Direction: Repeat every line of the data exactly, but not the pictures.
Stored data start
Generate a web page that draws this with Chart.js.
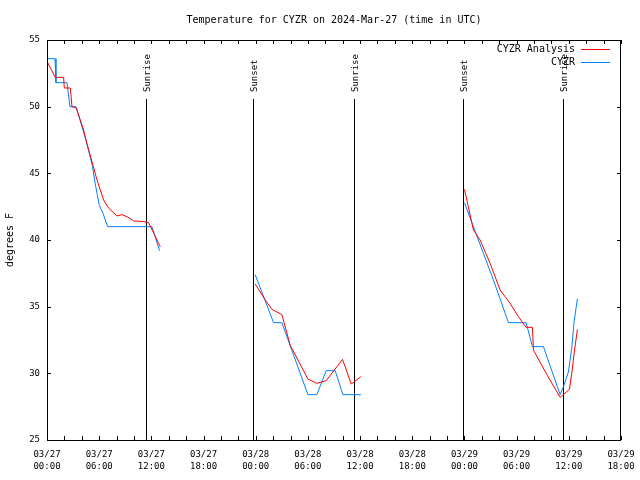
<!DOCTYPE html>
<html><head><meta charset="utf-8">
<script src="https://cdn.jsdelivr.net/npm/chart.js@4/dist/chart.umd.min.js"></script>
<style>html,body{margin:0;padding:0;background:#fff}#wrap{width:640px;height:480px;position:relative}</style>
</head><body><div id="wrap"><canvas id="c" width="640" height="480"></canvas></div>
<script>
const titleText = 'Temperature for CYZR on 2024-Mar-27 (time in UTC)';
const yAxisTitle = 'degrees F';
const seriesNames = ['CYZR Analysis', 'CYZR'];

// x values are hours after 03/27 00:00 UTC; null separates gaps
const analysisHours = [0,0.95,1.91,1.99,2.68,2.87,3.37,3.83,4.21,4.48,5.75,6.13,6.51,7.08,8.05,8.62,9.20,9.95,11.10,11.68,13.02,
  18,
  23.94,25.09,25.86,27.01,27.97,30.0,31.03,32.1,33.98,34.98,36.09,
  42,
  48.0,49.03,49.8,50.95,52.1,53.25,54.2,55.09,55.82,55.93,57.48,59.0,60.07,60.34,60.61,60.99];
const analysisTemps = [53.4,52.2,52.2,51.4,51.4,50.0,49.9,49.0,48.25,47.5,44.5,43.75,43.0,42.4,41.8,41.9,41.75,41.43,41.38,41.3,39.5,
  null,
  36.7,35.5,34.8,34.4,32.1,29.57,29.25,29.45,31.05,29.2,29.75,
  null,
  43.8,40.75,40.0,38.25,36.25,35.25,34.25,33.45,33.45,31.75,29.9,28.2,28.8,30.0,31.5,33.3];

const obsHours = [0,0.92,1.03,2.30,2.64,3.33,4.48,4.86,5.24,5.47,5.75,6.01,6.44,6.97,12.07,12.94,
  18,
  23.94,26.05,27.01,30.0,31.03,32.1,33.14,34.02,36.09,
  42,
  48.0,49.03,50.18,51.33,53.06,55.09,55.82,57.08,59.0,59.38,59.95,60.34,60.61,60.99];
const obsTemps = [53.6,53.6,51.8,51.8,50.0,50.0,47.5,46.5,45.5,44.5,43.5,42.6,42.0,41.0,41.0,39.2,
  null,
  37.4,33.8,33.8,28.4,28.4,30.2,30.2,28.4,28.4,
  null,
  42.8,41.0,39.0,37.0,33.8,33.8,32.0,32.0,28.4,29.0,30.1,31.9,33.9,35.6];

const xTickHours = [0,6,12,18,24,30,36,42,48,54,60,66];
const xTickDates = ['03/27','03/27','03/27','03/27','03/28','03/28','03/28','03/28','03/29','03/29','03/29','03/29'];
const xTickTimes = ['00:00','06:00','12:00','18:00','00:00','06:00','12:00','18:00','00:00','06:00','12:00','18:00'];
const yTicks = [25,30,35,40,45,50,55];

const sunHours = [11.34,23.71,35.32,47.78,59.34];
const sunLabels = ['Sunrise','Sunset','Sunrise','Sunset','Sunrise'];

const MONO = "'DejaVu Sans Mono', 'Liberation Mono', monospace";

function toXY(xs, ys){ return xs.map((x,i)=>({x:x, y:ys[i]})); }

const decor = {
  id: 'decor',
  beforeDatasetsDraw(chart){
    const ctx = chart.ctx, a = chart.chartArea, xs = chart.scales.x;
    ctx.save();
    ctx.strokeStyle = '#000'; ctx.lineWidth = 1;
    ctx.fillStyle = '#000';
    ctx.font = '9px ' + MONO;
    sunHours.forEach((h,i)=>{
      const x = Math.round(xs.getPixelForValue(h)) + 0.5;
      ctx.beginPath(); ctx.moveTo(x, a.top + 59); ctx.lineTo(x, a.bottom); ctx.stroke();
      ctx.save();
      ctx.translate(x + 1, a.top + 52);
      ctx.rotate(-Math.PI/2);
      ctx.textAlign = 'left'; ctx.textBaseline = 'middle';
      ctx.fillText(sunLabels[i], 0, 0);
      ctx.restore();
    });
    ctx.restore();
  },
  afterDraw(chart){
    const ctx = chart.ctx, a = chart.chartArea, xs = chart.scales.x, ys = chart.scales.y;
    ctx.save();
    ctx.strokeStyle = '#000'; ctx.lineWidth = 1;
    ctx.strokeRect(Math.round(a.left)+0.5, Math.round(a.top)+0.5, Math.round(a.right-a.left)-1, Math.round(a.bottom-a.top));
    ctx.beginPath();
    for (let h = xs.min; h <= xs.max; h += 2){
      const x = Math.round(xs.getPixelForValue(h)) + 0.5;
      ctx.moveTo(x, a.bottom); ctx.lineTo(x, a.bottom - 4);
      ctx.moveTo(x, a.top); ctx.lineTo(x, a.top + 4);
    }
    yTicks.forEach(v=>{
      const y = Math.round(ys.getPixelForValue(v)) + 0.5;
      ctx.moveTo(a.left, y); ctx.lineTo(a.left + 4, y);
      ctx.moveTo(a.right, y); ctx.lineTo(a.right - 4, y);
    });
    ctx.stroke();
    // title
    ctx.fillStyle = '#000';
    ctx.font = '10px ' + MONO;
    ctx.textAlign = 'center'; ctx.textBaseline = 'middle';
    ctx.fillText(titleText, (a.left + a.right)/2, 20);
    // legend
    ctx.textAlign = 'right';
    chart.data.datasets.forEach((ds,i)=>{
      const y = 49 + i*13;
      ctx.fillStyle = '#000';
      ctx.fillText(ds.label, 575, y);
      ctx.strokeStyle = ds.borderColor;
      ctx.beginPath(); ctx.moveTo(581, y + 0.5); ctx.lineTo(610, y + 0.5); ctx.stroke();
    });
    ctx.restore();
  }
};

new Chart(document.getElementById('c'), {
  type: 'line',
  data: {
    datasets: [
      { label: seriesNames[0], data: toXY(analysisHours, analysisTemps), borderColor: '#ff0000', borderWidth: 1, pointRadius: 0, fill: false, spanGaps: false, tension: 0 },
      { label: seriesNames[1], data: toXY(obsHours, obsTemps), borderColor: '#0080ff', borderWidth: 1, pointRadius: 0, fill: false, spanGaps: false, tension: 0 }
    ]
  },
  options: {
    responsive: false, animation: false, devicePixelRatio: 1,
    layout: { padding: { top: 40, right: 19, left: 0, bottom: 0 } },
    plugins: { legend: { display: false }, title: { display: false }, tooltip: { enabled: false } },
    scales: {
      x: {
        type: 'linear', min: 0, max: 66,
        afterBuildTicks: s => { s.ticks = xTickHours.map(v=>({value:v})); },
        afterFit: s => { s.height = 40; s.paddingLeft = 0; s.paddingRight = 0; },
        grid: { display: false, drawTicks: false },
        border: { display: false },
        ticks: {
          autoSkip: false, maxRotation: 0, padding: 8, color: '#000',
          font: { family: MONO, size: 9, lineHeight: 1.4 },
          callback: v => { const i = xTickHours.indexOf(v); return i < 0 ? '' : [xTickDates[i], xTickTimes[i]]; }
        }
      },
      y: {
        min: 25, max: 55,
        afterBuildTicks: s => { s.ticks = yTicks.map(v=>({value:v})); },
        afterFit: s => { s.width = 47; s.paddingTop = 0; s.paddingBottom = 0; },
        grid: { display: false, drawTicks: false },
        border: { display: false },
        title: { display: true, text: yAxisTitle, color: '#000', font: { family: MONO, size: 10 }, padding: { top: 4, bottom: 0 } },
        ticks: { autoSkip: false, padding: 7, color: '#000', font: { family: MONO, size: 9 } }
      }
    }
  },
  plugins: [decor]
});
</script>
</body></html>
Stored data end
Output:
Generate a web page that draws this with Chart.js.
<!DOCTYPE html>
<html><head><meta charset="utf-8">
<script src="https://cdn.jsdelivr.net/npm/chart.js@4/dist/chart.umd.min.js"></script>
<style>html,body{margin:0;padding:0;background:#fff}#wrap{width:640px;height:480px;position:relative}</style>
</head><body><div id="wrap"><canvas id="c" width="640" height="480"></canvas></div>
<script>
const titleText = 'Temperature for CYZR on 2024-Mar-27 (time in UTC)';
const yAxisTitle = 'degrees F';
const seriesNames = ['CYZR Analysis', 'CYZR'];

// x values are hours after 03/27 00:00 UTC; null separates gaps
const analysisHours = [0,0.95,1.91,1.99,2.68,2.87,3.37,3.83,4.21,4.48,5.75,6.13,6.51,7.08,8.05,8.62,9.20,9.95,11.10,11.68,13.02,
  18,
  23.94,25.09,25.86,27.01,27.97,30.0,31.03,32.1,33.98,34.98,36.09,
  42,
  48.0,49.03,49.8,50.95,52.1,53.25,54.2,55.09,55.82,55.93,57.48,59.0,60.07,60.34,60.61,60.99];
const analysisTemps = [53.4,52.2,52.2,51.4,51.4,50.0,49.9,49.0,48.25,47.5,44.5,43.75,43.0,42.4,41.8,41.9,41.75,41.43,41.38,41.3,39.5,
  null,
  36.7,35.5,34.8,34.4,32.1,29.57,29.25,29.45,31.05,29.2,29.75,
  null,
  43.8,40.75,40.0,38.25,36.25,35.25,34.25,33.45,33.45,31.75,29.9,28.2,28.8,30.0,31.5,33.3];

const obsHours = [0,0.92,1.03,2.30,2.64,3.33,4.48,4.86,5.24,5.47,5.75,6.01,6.44,6.97,12.07,12.94,
  18,
  23.94,26.05,27.01,30.0,31.03,32.1,33.14,34.02,36.09,
  42,
  48.0,49.03,50.18,51.33,53.06,55.09,55.82,57.08,59.0,59.38,59.95,60.34,60.61,60.99];
const obsTemps = [53.6,53.6,51.8,51.8,50.0,50.0,47.5,46.5,45.5,44.5,43.5,42.6,42.0,41.0,41.0,39.2,
  null,
  37.4,33.8,33.8,28.4,28.4,30.2,30.2,28.4,28.4,
  null,
  42.8,41.0,39.0,37.0,33.8,33.8,32.0,32.0,28.4,29.0,30.1,31.9,33.9,35.6];

const xTickHours = [0,6,12,18,24,30,36,42,48,54,60,66];
const xTickDates = ['03/27','03/27','03/27','03/27','03/28','03/28','03/28','03/28','03/29','03/29','03/29','03/29'];
const xTickTimes = ['00:00','06:00','12:00','18:00','00:00','06:00','12:00','18:00','00:00','06:00','12:00','18:00'];
const yTicks = [25,30,35,40,45,50,55];

const sunHours = [11.34,23.71,35.32,47.78,59.34];
const sunLabels = ['Sunrise','Sunset','Sunrise','Sunset','Sunrise'];

const MONO = "'DejaVu Sans Mono', 'Liberation Mono', monospace";

function toXY(xs, ys){ return xs.map((x,i)=>({x:x, y:ys[i]})); }

const decor = {
  id: 'decor',
  beforeDatasetsDraw(chart){
    const ctx = chart.ctx, a = chart.chartArea, xs = chart.scales.x;
    ctx.save();
    ctx.strokeStyle = '#000'; ctx.lineWidth = 1;
    ctx.fillStyle = '#000';
    ctx.font = '9px ' + MONO;
    sunHours.forEach((h,i)=>{
      const x = Math.round(xs.getPixelForValue(h)) + 0.5;
      ctx.beginPath(); ctx.moveTo(x, a.top + 59); ctx.lineTo(x, a.bottom); ctx.stroke();
      ctx.save();
      ctx.translate(x + 1, a.top + 52);
      ctx.rotate(-Math.PI/2);
      ctx.textAlign = 'left'; ctx.textBaseline = 'middle';
      ctx.fillText(sunLabels[i], 0, 0);
      ctx.restore();
    });
    ctx.restore();
  },
  afterDraw(chart){
    const ctx = chart.ctx, a = chart.chartArea, xs = chart.scales.x, ys = chart.scales.y;
    ctx.save();
    ctx.strokeStyle = '#000'; ctx.lineWidth = 1;
    ctx.strokeRect(Math.round(a.left)+0.5, Math.round(a.top)+0.5, Math.round(a.right-a.left)-1, Math.round(a.bottom-a.top));
    ctx.beginPath();
    for (let h = xs.min; h <= xs.max; h += 2){
      const x = Math.round(xs.getPixelForValue(h)) + 0.5;
      ctx.moveTo(x, a.bottom); ctx.lineTo(x, a.bottom - 4);
      ctx.moveTo(x, a.top); ctx.lineTo(x, a.top + 4);
    }
    yTicks.forEach(v=>{
      const y = Math.round(ys.getPixelForValue(v)) + 0.5;
      ctx.moveTo(a.left, y); ctx.lineTo(a.left + 4, y);
      ctx.moveTo(a.right, y); ctx.lineTo(a.right - 4, y);
    });
    ctx.stroke();
    // title
    ctx.fillStyle = '#000';
    ctx.font = '10px ' + MONO;
    ctx.textAlign = 'center'; ctx.textBaseline = 'middle';
    ctx.fillText(titleText, (a.left + a.right)/2, 20);
    // legend
    ctx.textAlign = 'right';
    chart.data.datasets.forEach((ds,i)=>{
      const y = 49 + i*13;
      ctx.fillStyle = '#000';
      ctx.fillText(ds.label, 575, y);
      ctx.strokeStyle = ds.borderColor;
      ctx.beginPath(); ctx.moveTo(581, y + 0.5); ctx.lineTo(610, y + 0.5); ctx.stroke();
    });
    ctx.restore();
  }
};

new Chart(document.getElementById('c'), {
  type: 'line',
  data: {
    datasets: [
      { label: seriesNames[0], data: toXY(analysisHours, analysisTemps), borderColor: '#ff0000', borderWidth: 1, pointRadius: 0, fill: false, spanGaps: false, tension: 0 },
      { label: seriesNames[1], data: toXY(obsHours, obsTemps), borderColor: '#0080ff', borderWidth: 1, pointRadius: 0, fill: false, spanGaps: false, tension: 0 }
    ]
  },
  options: {
    responsive: false, animation: false, devicePixelRatio: 1,
    layout: { padding: { top: 40, right: 19, left: 0, bottom: 0 } },
    plugins: { legend: { display: false }, title: { display: false }, tooltip: { enabled: false } },
    scales: {
      x: {
        type: 'linear', min: 0, max: 66,
        afterBuildTicks: s => { s.ticks = xTickHours.map(v=>({value:v})); },
        afterFit: s => { s.height = 40; s.paddingLeft = 0; s.paddingRight = 0; },
        grid: { display: false, drawTicks: false },
        border: { display: false },
        ticks: {
          autoSkip: false, maxRotation: 0, padding: 8, color: '#000',
          font: { family: MONO, size: 9, lineHeight: 1.4 },
          callback: v => { const i = xTickHours.indexOf(v); return i < 0 ? '' : [xTickDates[i], xTickTimes[i]]; }
        }
      },
      y: {
        min: 25, max: 55,
        afterBuildTicks: s => { s.ticks = yTicks.map(v=>({value:v})); },
        afterFit: s => { s.width = 47; s.paddingTop = 0; s.paddingBottom = 0; },
        grid: { display: false, drawTicks: false },
        border: { display: false },
        title: { display: true, text: yAxisTitle, color: '#000', font: { family: MONO, size: 10 }, padding: { top: 4, bottom: 0 } },
        ticks: { autoSkip: false, padding: 7, color: '#000', font: { family: MONO, size: 9 } }
      }
    }
  },
  plugins: [decor]
});
</script>
</body></html>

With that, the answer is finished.